The soundtrack of the musical “Hamilton” blared from the speakers as students streamed into De Neve Commons Lecture Auditorium, eagerly awaiting The New York Times’ Get With The Times, a conversation between New York Times reporter Yamiche Alcindor and “Hamilton” star Leslie Odom Jr.
Within minutes, the audience burst into song, singing and rapping along to the award-winning musical’s lyrics. Nearly 400 people in the audience joined together to belt, “I am not throwing away my shot!”
Wednesday night’s Get With The Times event is the first in an online video streaming series started by The New York Times to engage college students in a conversation about arts, politics and modern life. The event was streamed at watch parties at campuses located across the country, in which students participated by commenting in real-time via Facebook live.
Although the event was originally supposed to be filmed at The New York Times office in Manhattan, Odom, who played the role of Aaron Burr in the musical, suggested filming the event at UCLA. He felt it was important to have the conversation in front of a live audience, said Megan Kaesshaefer, the project manager for the event. Odom’s wife is also a UCLA alumna and the campus is close to his Los Angeles home.
Students began lining up for the 6 p.m. event an hour early, including first-year political science student Maripau Paz. Paz has been a fan of musicals since she was little.
“When ‘Hamilton’ came out, I was a really big fan of it and I fell in love with the music, and therefore I fell in love with Leslie Odom Jr.,” Paz said. “Finding out that he was here for free was insane because I know that seeing him live is a huge privilege, so I just had to come.”
Odom and Alcindor talked about a variety of topics, ranging from Odom’s philosophy on life, to his time in “Hamilton” and his view on the current political climate. Odom stressed the importance of having good intentions throughout life and pursuing them firmly, citing his own strong dreams as a reason he ended up performing in “Hamilton.” His persistence and focus have continued to guide him even after leaving the show in 2016.
“We had to leave at some point and there are new wonderful people doing those parts, but it does leave a sort of hole in your life,” Odom said during his conversation with Alcindor. “I don’t know now what, but I can focus on my intention again, the kind of work that I want to do, why I want to do it.”
Alcindor also brought up the question of politics, asking about the function of a show like “Hamilton” in the current political climate. After Odom left the production, the show made headlines when Brandon Victor Dixon made a curtain speech directed at attendee Vice President Mike Pence.

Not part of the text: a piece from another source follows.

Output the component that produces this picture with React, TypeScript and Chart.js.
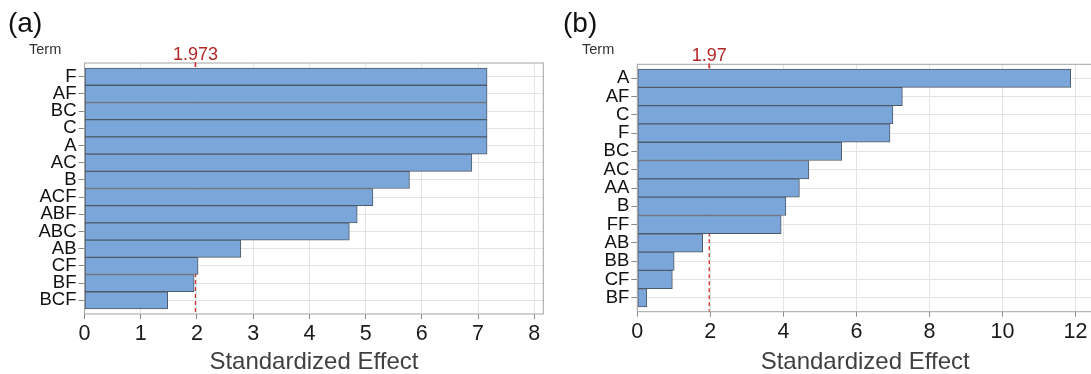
import React, { useEffect, useRef } from "react";
import { Chart, registerables } from "chart.js";

Chart.register(...registerables);

const FONT = "'Liberation Sans', Arial, Helvetica, sans-serif";

// Panel (a)
const termsA = ["F", "AF", "BC", "C", "A", "AC", "B", "ACF", "ABF", "ABC", "AB", "CF", "BF", "BCF"];
const effectsA = [7.16, 7.16, 7.16, 7.16, 7.16, 6.89, 5.78, 5.13, 4.85, 4.71, 2.78, 2.02, 1.95, 1.48];
const refA = 1.973;
const refLabelA = "1.973";

// Panel (b)
const termsB = ["A", "AF", "C", "F", "BC", "AC", "AA", "B", "FF", "AB", "BB", "CF", "BF"];
const effectsB = [11.87, 7.26, 7.0, 6.92, 5.6, 4.7, 4.44, 4.07, 3.94, 1.79, 1.01, 0.96, 0.26];
const refB = 1.97;
const refLabelB = "1.97";

const BAR_FILL = "#7ba6d9";
const BAR_EDGE = "#4f5a68";
const GRID = "#e4e4e4";
const FRAME = "#a3a3a3";
const RED = "#b32626";

const panelPlugin = {
  id: "panelDecor",
  beforeDatasetsDraw(chart: any, _args: any, opts: any) {
    const { ctx, chartArea } = chart;
    const x = chart.scales.x.getPixelForValue(opts.ref);
    ctx.save();
    ctx.strokeStyle = "#d23030";
    ctx.lineWidth = 1.3;
    ctx.setLineDash([4, 3]);
    ctx.beginPath();
    ctx.moveTo(x, chartArea.top);
    ctx.lineTo(x, chartArea.bottom);
    ctx.stroke();
    ctx.restore();
  },
  afterDraw(chart: any, _args: any, opts: any) {
    const { ctx, chartArea } = chart;
    const x = chart.scales.x.getPixelForValue(opts.ref);
    ctx.save();
    ctx.strokeStyle = FRAME;
    ctx.lineWidth = 1;
    ctx.strokeRect(chartArea.left, chartArea.top, chartArea.right - chartArea.left, chartArea.bottom - chartArea.top);
    ctx.strokeStyle = "#d23030";
    ctx.lineWidth = 1.3;
    ctx.beginPath();
    ctx.moveTo(x, chartArea.top - 1);
    ctx.lineTo(x, chartArea.top + 4);
    ctx.stroke();
    ctx.fillStyle = RED;
    ctx.font = `18px ${FONT}`;
    ctx.textAlign = "center";
    ctx.textBaseline = "alphabetic";
    ctx.fillText(opts.refLabel, x, chartArea.top - 3.5);
    ctx.fillStyle = "#111";
    ctx.textAlign = "left";
    ctx.font = `28px ${FONT}`;
    ctx.fillText(opts.letter, opts.letterX, 32);
    ctx.fillStyle = "#333";
    ctx.font = `14.5px ${FONT}`;
    ctx.fillText("Term", opts.termX, 54);
    ctx.restore();
  },
};

function makeConfig(p: {
  terms: string[];
  effects: number[];
  ref: number;
  refLabel: string;
  letter: string;
  letterX: number;
  termX: number;
  xMax: number;
  xStep: number;
  yPad: number;
  top: number;
  right: number;
  yWidth: number;
  xHeight: number;
}) {
  const n = p.terms.length;
  return {
    type: "bar" as const,
    data: {
      datasets: [
        {
          data: p.effects.map((v, i) => ({ x: v, y: i })),
          backgroundColor: BAR_FILL,
          borderColor: BAR_EDGE,
          borderWidth: 1,
          borderSkipped: false,
          barPercentage: 1,
          categoryPercentage: 1,
        },
      ],
    },
    options: {
      indexAxis: "y" as const,
      animation: false as const,
      responsive: false,
      devicePixelRatio: 1,
      layout: { padding: { top: p.top, left: 0, right: p.right, bottom: 0 } },
      plugins: {
        legend: { display: false },
        tooltip: { enabled: false },
        panelDecor: { ref: p.ref, refLabel: p.refLabel, letter: p.letter, letterX: p.letterX, termX: p.termX },
      },
      scales: {
        y: {
          type: "linear" as const,
          reverse: true,
          offset: false,
          min: -0.5 - p.yPad,
          max: n - 0.5 + p.yPad,
          afterFit: (s: any) => {
            s.width = p.yWidth;
          },
          ticks: {
            stepSize: 1,
            includeBounds: false,
            autoSkip: false,
            padding: 2,
            color: "#111",
            font: { size: 18.5, family: FONT },
            callback: (v: any) => (Number.isInteger(v) && p.terms[v] !== undefined ? p.terms[v] : ""),
          },
          grid: { color: GRID, tickColor: "#8a8a8a", tickLength: 6, offset: false },
          border: { display: false },
        },
        x: {
          type: "linear" as const,
          min: 0,
          max: p.xMax,
          offset: false,
          afterFit: (s: any) => {
            s.height = p.xHeight;
          },
          ticks: {
            stepSize: p.xStep,
            includeBounds: false,
            padding: 2,
            color: "#1a1a1a",
            font: { size: 21.5, family: FONT },
          },
          grid: { color: GRID, tickColor: "#8a8a8a", tickLength: 5 },
          border: { display: false },
          title: {
            display: true,
            text: "Standardized Effect",
            color: "#404040",
            font: { size: 24, family: FONT, lineHeight: 1.0 },
            padding: 0,
          },
        },
      },
    },
    plugins: [panelPlugin],
  };
}

function Panel(props: { cfg: any; left: number; width: number }) {
  const ref = useRef<HTMLCanvasElement | null>(null);
  useEffect(() => {
    if (!ref.current) return;
    const chart = new Chart(ref.current, props.cfg);
    return () => chart.destroy();
  }, []);
  return (
    <canvas
      ref={ref}
      width={props.width}
      height={374}
      style={{ position: "absolute", left: props.left, top: 0, width: props.width, height: 374 }}
    />
  );
}

export default function App() {
  Chart.defaults.font.family = FONT;
  const cfgA = makeConfig({
    terms: termsA,
    effects: effectsA,
    ref: refA,
    refLabel: refLabelA,
    letter: "(a)",
    letterX: 8,
    termX: 29,
    xMax: 8.16,
    xStep: 1,
    yPad: 0.295,
    top: 63,
    right: 16.7,
    yWidth: 84.5,
    xHeight: 60,
  });
  const cfgB = makeConfig({
    terms: termsB,
    effects: effectsB,
    ref: refB,
    refLabel: refLabelB,
    letter: "(b)",
    letterX: 13,
    termX: 32,
    xMax: 12.48,
    xStep: 2,
    yPad: 0.257,
    top: 64.3,
    right: 17,
    yWidth: 87.3,
    xHeight: 62.3,
  });
  return (
    <div
      style={{
        position: "fixed",
        left: 0,
        top: 0,
        width: 1091,
        height: 374,
        overflow: "hidden",
        background: "#fff",
      }}
    >
      <Panel cfg={cfgA} left={0} width={560} />
      <Panel cfg={cfgB} left={550} width={560} />
    </div>
  );
}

Alcindor said Odom himself has also voiced some political ideas, which she used to segue into a discussion of current events.

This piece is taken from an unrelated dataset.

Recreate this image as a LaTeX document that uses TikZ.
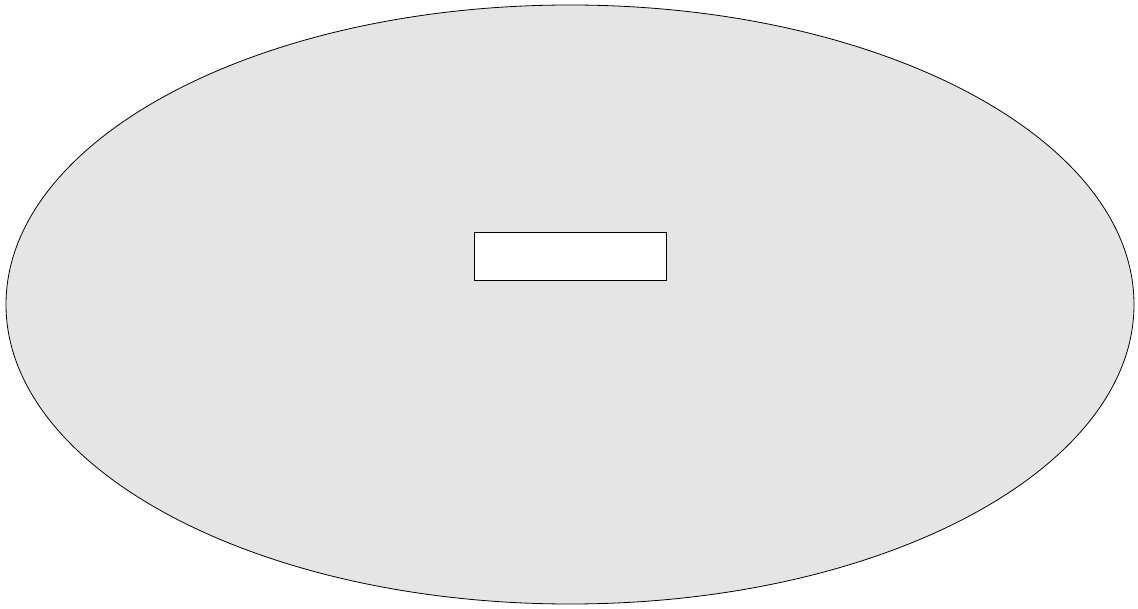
\documentclass[tikz,border=0pt]{standalone}
\usetikzlibrary{shapes.geometric}
\definecolor{ellfill}{HTML}{E5E5E5}
\begin{document}
\begin{tikzpicture}[x=1pt,y=-1pt,
  outer/.style={ellipse,draw=black,fill=ellfill,line width=0.8pt,minimum width=1128pt,minimum height=599pt,inner sep=0pt},
  inner/.style={rectangle,draw=black,fill=white,line width=0.8pt,minimum width=192pt,minimum height=48pt,inner sep=0pt}]
\useasboundingbox (0,0) rectangle (1138,609);
\node[outer] (cloud) at (570,304.5) {};
\node[inner] (box) at (570,256.5) {};
\end{tikzpicture}
\end{document}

“If you could still walk away from those three hours and think that I am somehow inferior to you … that (‘Hamilton’ creator) Lin-Manuel Miranda is somehow inferior to you because his ancestors weren’t born here, possibly, then I don’t know what else to say to a person like that,” Odom said in response to a question about what the country can take away from the musical today.
After the conversation, Odom took questions from the live audience as well as those watching the Facebook live stream. One student asked about Odom’s experience as a black man in theater and how he was able to reconcile the exclusive nature of Broadway audiences.
“There were nights when I’d look down in the audience and there’s no brown faces in this audience and I know some brown faces would be digging this right now,” Odom said.
Odom finished the night by performing the song “Seriously,” which UCLA alumna Sara Bareilles wrote as part of a series of songs attempting to provide insight into the minds of leading figures of the 2016 election. The song, performed for radio program “This American Life” is written from the perspective of Barack Obama.
Though Odom is known for his role as Aaron Burr, Alcindor said she was happy he detailed other essential steps in his life, such as his college experience.
“I really wanted Leslie to explain, and he did, why he became an actor … but also why it was important for him to walk away from Hamilton and pursue other things,” Alcindor said. “I hope that students took away that you can do all those things, you can make a living, but not to give up what you love to do.”